RAW DATA =>
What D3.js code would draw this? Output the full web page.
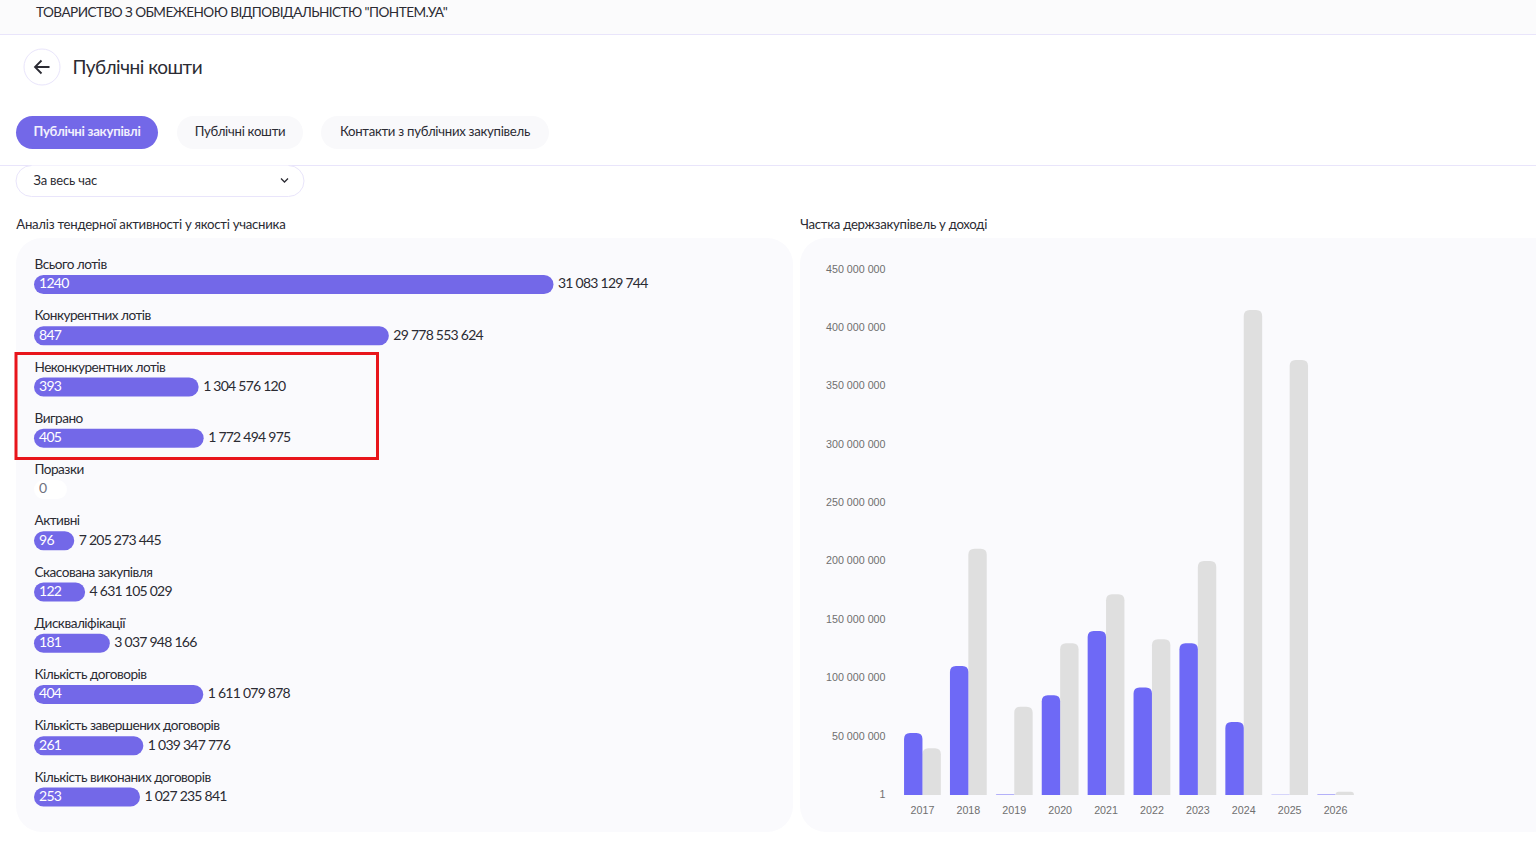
<!DOCTYPE html>
<html lang="uk">
<head>
<meta charset="UTF-8">
<title>Публічні кошти</title>
<script src="https://d3js.org/d3.v7.min.js"></script>
<style>
body { margin: 0; background: #fff; overflow: hidden; }
svg { display: block; }
text { font-family: Lato, sans-serif; fill: #2b2b33; }
.axis text { font-family: "Liberation Sans", Arial, sans-serif; font-size: 10.7px; fill: #6f6f6f; }
.axis path, .axis line { display: none; }
</style>
</head>
<body>
<svg id="page" width="1536" height="857"></svg>
<script>
// lots table
var rowLabels = ["Всього лотів", "Конкурентних лотів", "Неконкурентних лотів", "Виграно", "Поразки", "Активні",
    "Скасована закупівля", "Дискваліфікації", "Кількість договорів", "Кількість завершених договорів", "Кількість виконаних договорів"];
var rowCounts = [1240, 847, 393, 405, 0, 96, 122, 181, 404, 261, 253];
var rowAmounts = ["31 083 129 744", "29 778 553 624", "1 304 576 120", "1 772 494 975", "", "7 205 273 445",
    "4 631 105 029", "3 037 948 166", "1 611 079 878", "1 039 347 776", "1 027 235 841"];

// yearly chart
var years = ["2017", "2018", "2019", "2020", "2021", "2022", "2023", "2024", "2025", "2026"];
var tendersShare = [53000000, 110500000, 500000, 85500000, 140500000, 92000000, 130000000, 62500000, 300000, 400000];
var income = [40000000, 211000000, 75500000, 130000000, 172000000, 133500000, 200500000, 415500000, 372500000, 2700000];
var yTicks = [1, 50000000, 100000000, 150000000, 200000000, 250000000, 300000000, 350000000, 400000000, 450000000];

var tabs = ["Публічні закупівлі", "Публічні кошти", "Контакти з публічних закупівель"];

var svg = d3.select("#page");

// header
svg.append("rect").attr("width", 1536).attr("height", 34).attr("fill", "#fbfbfc");
svg.append("line").attr("x1", 0).attr("x2", 1536).attr("y1", 34.5).attr("y2", 34.5).attr("stroke", "#e9e5fb");
svg.append("text").attr("x", 36).attr("y", 17).attr("font-size", 13.6).attr("letter-spacing", -0.56)
    .text('ТОВАРИСТВО З ОБМЕЖЕНОЮ ВІДПОВІДАЛЬНІСТЮ "ПОНТЕМ.УА"');

svg.append("circle").attr("cx", 42).attr("cy", 67).attr("r", 18).attr("fill", "#fff").attr("stroke", "#e9e5fb");
svg.append("path").attr("d", "M49.5 67H35.5M41.5 60.5L35 67L41.5 73.5").attr("fill", "none").attr("stroke", "#2b2b33").attr("stroke-width", 1.8);
svg.append("text").attr("x", 72.5).attr("y", 74).attr("font-size", 19).attr("letter-spacing", -0.48).text("Публічні кошти");

// tabs
var tabX = [16, 177, 321];
var tabW = [142, 126, 228];
tabs.forEach(function(t, i) {
    svg.append("rect").attr("x", tabX[i]).attr("y", 116).attr("width", tabW[i]).attr("height", 33).attr("rx", 16.5)
        .attr("fill", i == 0 ? "#7368e8" : "#f9f9fb");
    svg.append("text").attr("x", tabX[i] + tabW[i] / 2).attr("y", 136).attr("text-anchor", "middle")
        .attr("font-size", 13.2).attr("letter-spacing", -0.28).attr("font-weight", i == 0 ? 700 : 400)
        .style("fill", i == 0 ? "#f1effd" : "#2b2b33").text(t);
});
svg.append("line").attr("x1", 0).attr("x2", 1536).attr("y1", 165.5).attr("y2", 165.5).attr("stroke", "#e9e5fb");

// period select
svg.append("path").attr("d", "M31.5 165.5A15.5 15.5 0 0 0 31.5 196.5H288.5A15.5 15.5 0 0 0 288.5 165.5").attr("fill", "#fff").attr("stroke", "#e9e5fb");
svg.append("text").attr("x", 33.5).attr("y", 185).attr("font-size", 13).attr("letter-spacing", -0.2).text("За весь час");
svg.append("path").attr("d", "M281 178.5L284.5 182L288 178.5").attr("fill", "none").attr("stroke", "#2b2b33").attr("stroke-width", 1.3);

svg.append("text").attr("x", 16.3).attr("y", 229).attr("font-size", 13.2).attr("letter-spacing", -0.27).text("Аналіз тендерної активності у якості учасника");
svg.append("text").attr("x", 800.3).attr("y", 229).attr("font-size", 13.2).attr("letter-spacing", -0.28).text("Частка держзакупівель у доході");

// panels
svg.append("rect").attr("x", 16).attr("y", 238).attr("width", 777).attr("height", 594).attr("rx", 26).attr("fill", "#fafafd");
svg.append("rect").attr("x", 800).attr("y", 238).attr("width", 780).attr("height", 594).attr("rx", 26).attr("fill", "#fafafd");

// left bars
var xCount = d3.scaleLinear().domain([0, 1240]).range([34, 553.5]);
var yRow = d3.scalePoint().domain(rowLabels).range([284.5, 797]);
var barH = 19;

var rows = svg.append("g").selectAll("g").data(rowLabels).enter().append("g")
    .attr("transform", function(d) { return "translate(0," + yRow(d) + ")"; });

rows.append("text").attr("x", 34.5).attr("y", -15.3).attr("font-size", 13.6).attr("letter-spacing", -0.5).text(function(d) { return d; });

rows.append("rect")
    .attr("x", xCount(0)).attr("y", -barH / 2).attr("height", barH).attr("rx", barH / 2)
    .attr("width", function(d, i) { return rowCounts[i] ? xCount(rowCounts[i]) - xCount(0) : 33; })
    .attr("fill", function(d, i) { return rowCounts[i] ? "#7368e8" : "#fff"; });

rows.append("text").attr("x", 39).attr("y", 3.8).attr("font-size", 14).attr("letter-spacing", -0.7)
    .style("fill", function(d, i) { return rowCounts[i] ? "#fff" : "#6f7280"; })
    .text(function(d, i) { return rowCounts[i]; });

rows.append("text").attr("y", 3.8).attr("font-size", 14).attr("letter-spacing", -0.75)
    .attr("x", function(d, i) { return xCount(rowCounts[i]) + 4.5; })
    .text(function(d, i) { return rowAmounts[i]; });

// right chart
var x0 = d3.scaleBand().domain(years).range([899.5, 1358.5]).paddingInner(0.0).paddingOuter(0);
var yVal = d3.scaleLinear().domain([0, 450000000]).range([795, 269.6]);
var barW = 18.4;

function topRound(xp, w, yTop, yBase) {
    var h = yBase - yTop;
    var r = Math.min(6, h, w / 2);
    return "M" + xp + "," + yBase + "V" + (yTop + r) + "Q" + xp + "," + yTop + " " + (xp + r) + "," + yTop +
        "H" + (xp + w - r) + "Q" + (xp + w) + "," + yTop + " " + (xp + w) + "," + (yTop + r) + "V" + yBase + "Z";
}

var groups = svg.append("g").selectAll("g").data(years).enter().append("g");

groups.append("path").attr("fill", "#dfdfdf").attr("d", function(d, i) {
    var c = x0(d) + x0.bandwidth() / 2;
    return topRound(c, barW, yVal(income[i]), yVal(0));
});
groups.append("path").attr("fill", "#6e69f6").attr("d", function(d, i) {
    var c = x0(d) + x0.bandwidth() / 2;
    return topRound(c - barW, barW, yVal(tendersShare[i]), yVal(0));
});

var fmt = function(v) { return d3.format(",")(v).replace(/,/g, " "); };

svg.append("g").attr("class", "axis").attr("transform", "translate(885.5,-1)")
    .call(d3.axisLeft(yVal).tickValues(yTicks).tickSize(0).tickPadding(0).tickFormat(fmt));

svg.append("g").attr("class", "axis").attr("transform", "translate(0,806)")
    .call(d3.axisBottom(x0).tickSize(0).tickPadding(0));

// highlight frame
svg.append("rect").attr("x", 16).attr("y", 353.5).attr("width", 361.5).attr("height", 105)
    .attr("fill", "none").attr("stroke", "#e8151b").attr("stroke-width", 3);
</script>
</body>
</html>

PROMPT =>
Set the data above down again exactly as given, with no pictures.

RESPONSE =>
What D3.js code would draw this? Output the full web page.
<!DOCTYPE html>
<html lang="uk">
<head>
<meta charset="UTF-8">
<title>Публічні кошти</title>
<script src="https://d3js.org/d3.v7.min.js"></script>
<style>
body { margin: 0; background: #fff; overflow: hidden; }
svg { display: block; }
text { font-family: Lato, sans-serif; fill: #2b2b33; }
.axis text { font-family: "Liberation Sans", Arial, sans-serif; font-size: 10.7px; fill: #6f6f6f; }
.axis path, .axis line { display: none; }
</style>
</head>
<body>
<svg id="page" width="1536" height="857"></svg>
<script>
// lots table
var rowLabels = ["Всього лотів", "Конкурентних лотів", "Неконкурентних лотів", "Виграно", "Поразки", "Активні",
    "Скасована закупівля", "Дискваліфікації", "Кількість договорів", "Кількість завершених договорів", "Кількість виконаних договорів"];
var rowCounts = [1240, 847, 393, 405, 0, 96, 122, 181, 404, 261, 253];
var rowAmounts = ["31 083 129 744", "29 778 553 624", "1 304 576 120", "1 772 494 975", "", "7 205 273 445",
    "4 631 105 029", "3 037 948 166", "1 611 079 878", "1 039 347 776", "1 027 235 841"];

// yearly chart
var years = ["2017", "2018", "2019", "2020", "2021", "2022", "2023", "2024", "2025", "2026"];
var tendersShare = [53000000, 110500000, 500000, 85500000, 140500000, 92000000, 130000000, 62500000, 300000, 400000];
var income = [40000000, 211000000, 75500000, 130000000, 172000000, 133500000, 200500000, 415500000, 372500000, 2700000];
var yTicks = [1, 50000000, 100000000, 150000000, 200000000, 250000000, 300000000, 350000000, 400000000, 450000000];

var tabs = ["Публічні закупівлі", "Публічні кошти", "Контакти з публічних закупівель"];

var svg = d3.select("#page");

// header
svg.append("rect").attr("width", 1536).attr("height", 34).attr("fill", "#fbfbfc");
svg.append("line").attr("x1", 0).attr("x2", 1536).attr("y1", 34.5).attr("y2", 34.5).attr("stroke", "#e9e5fb");
svg.append("text").attr("x", 36).attr("y", 17).attr("font-size", 13.6).attr("letter-spacing", -0.56)
    .text('ТОВАРИСТВО З ОБМЕЖЕНОЮ ВІДПОВІДАЛЬНІСТЮ "ПОНТЕМ.УА"');

svg.append("circle").attr("cx", 42).attr("cy", 67).attr("r", 18).attr("fill", "#fff").attr("stroke", "#e9e5fb");
svg.append("path").attr("d", "M49.5 67H35.5M41.5 60.5L35 67L41.5 73.5").attr("fill", "none").attr("stroke", "#2b2b33").attr("stroke-width", 1.8);
svg.append("text").attr("x", 72.5).attr("y", 74).attr("font-size", 19).attr("letter-spacing", -0.48).text("Публічні кошти");

// tabs
var tabX = [16, 177, 321];
var tabW = [142, 126, 228];
tabs.forEach(function(t, i) {
    svg.append("rect").attr("x", tabX[i]).attr("y", 116).attr("width", tabW[i]).attr("height", 33).attr("rx", 16.5)
        .attr("fill", i == 0 ? "#7368e8" : "#f9f9fb");
    svg.append("text").attr("x", tabX[i] + tabW[i] / 2).attr("y", 136).attr("text-anchor", "middle")
        .attr("font-size", 13.2).attr("letter-spacing", -0.28).attr("font-weight", i == 0 ? 700 : 400)
        .style("fill", i == 0 ? "#f1effd" : "#2b2b33").text(t);
});
svg.append("line").attr("x1", 0).attr("x2", 1536).attr("y1", 165.5).attr("y2", 165.5).attr("stroke", "#e9e5fb");

// period select
svg.append("path").attr("d", "M31.5 165.5A15.5 15.5 0 0 0 31.5 196.5H288.5A15.5 15.5 0 0 0 288.5 165.5").attr("fill", "#fff").attr("stroke", "#e9e5fb");
svg.append("text").attr("x", 33.5).attr("y", 185).attr("font-size", 13).attr("letter-spacing", -0.2).text("За весь час");
svg.append("path").attr("d", "M281 178.5L284.5 182L288 178.5").attr("fill", "none").attr("stroke", "#2b2b33").attr("stroke-width", 1.3);

svg.append("text").attr("x", 16.3).attr("y", 229).attr("font-size", 13.2).attr("letter-spacing", -0.27).text("Аналіз тендерної активності у якості учасника");
svg.append("text").attr("x", 800.3).attr("y", 229).attr("font-size", 13.2).attr("letter-spacing", -0.28).text("Частка держзакупівель у доході");

// panels
svg.append("rect").attr("x", 16).attr("y", 238).attr("width", 777).attr("height", 594).attr("rx", 26).attr("fill", "#fafafd");
svg.append("rect").attr("x", 800).attr("y", 238).attr("width", 780).attr("height", 594).attr("rx", 26).attr("fill", "#fafafd");

// left bars
var xCount = d3.scaleLinear().domain([0, 1240]).range([34, 553.5]);
var yRow = d3.scalePoint().domain(rowLabels).range([284.5, 797]);
var barH = 19;

var rows = svg.append("g").selectAll("g").data(rowLabels).enter().append("g")
    .attr("transform", function(d) { return "translate(0," + yRow(d) + ")"; });

rows.append("text").attr("x", 34.5).attr("y", -15.3).attr("font-size", 13.6).attr("letter-spacing", -0.5).text(function(d) { return d; });

rows.append("rect")
    .attr("x", xCount(0)).attr("y", -barH / 2).attr("height", barH).attr("rx", barH / 2)
    .attr("width", function(d, i) { return rowCounts[i] ? xCount(rowCounts[i]) - xCount(0) : 33; })
    .attr("fill", function(d, i) { return rowCounts[i] ? "#7368e8" : "#fff"; });

rows.append("text").attr("x", 39).attr("y", 3.8).attr("font-size", 14).attr("letter-spacing", -0.7)
    .style("fill", function(d, i) { return rowCounts[i] ? "#fff" : "#6f7280"; })
    .text(function(d, i) { return rowCounts[i]; });

rows.append("text").attr("y", 3.8).attr("font-size", 14).attr("letter-spacing", -0.75)
    .attr("x", function(d, i) { return xCount(rowCounts[i]) + 4.5; })
    .text(function(d, i) { return rowAmounts[i]; });

// right chart
var x0 = d3.scaleBand().domain(years).range([899.5, 1358.5]).paddingInner(0.0).paddingOuter(0);
var yVal = d3.scaleLinear().domain([0, 450000000]).range([795, 269.6]);
var barW = 18.4;

function topRound(xp, w, yTop, yBase) {
    var h = yBase - yTop;
    var r = Math.min(6, h, w / 2);
    return "M" + xp + "," + yBase + "V" + (yTop + r) + "Q" + xp + "," + yTop + " " + (xp + r) + "," + yTop +
        "H" + (xp + w - r) + "Q" + (xp + w) + "," + yTop + " " + (xp + w) + "," + (yTop + r) + "V" + yBase + "Z";
}

var groups = svg.append("g").selectAll("g").data(years).enter().append("g");

groups.append("path").attr("fill", "#dfdfdf").attr("d", function(d, i) {
    var c = x0(d) + x0.bandwidth() / 2;
    return topRound(c, barW, yVal(income[i]), yVal(0));
});
groups.append("path").attr("fill", "#6e69f6").attr("d", function(d, i) {
    var c = x0(d) + x0.bandwidth() / 2;
    return topRound(c - barW, barW, yVal(tendersShare[i]), yVal(0));
});

var fmt = function(v) { return d3.format(",")(v).replace(/,/g, " "); };

svg.append("g").attr("class", "axis").attr("transform", "translate(885.5,-1)")
    .call(d3.axisLeft(yVal).tickValues(yTicks).tickSize(0).tickPadding(0).tickFormat(fmt));

svg.append("g").attr("class", "axis").attr("transform", "translate(0,806)")
    .call(d3.axisBottom(x0).tickSize(0).tickPadding(0));

// highlight frame
svg.append("rect").attr("x", 16).attr("y", 353.5).attr("width", 361.5).attr("height", 105)
    .attr("fill", "none").attr("stroke", "#e8151b").attr("stroke-width", 3);
</script>
</body>
</html>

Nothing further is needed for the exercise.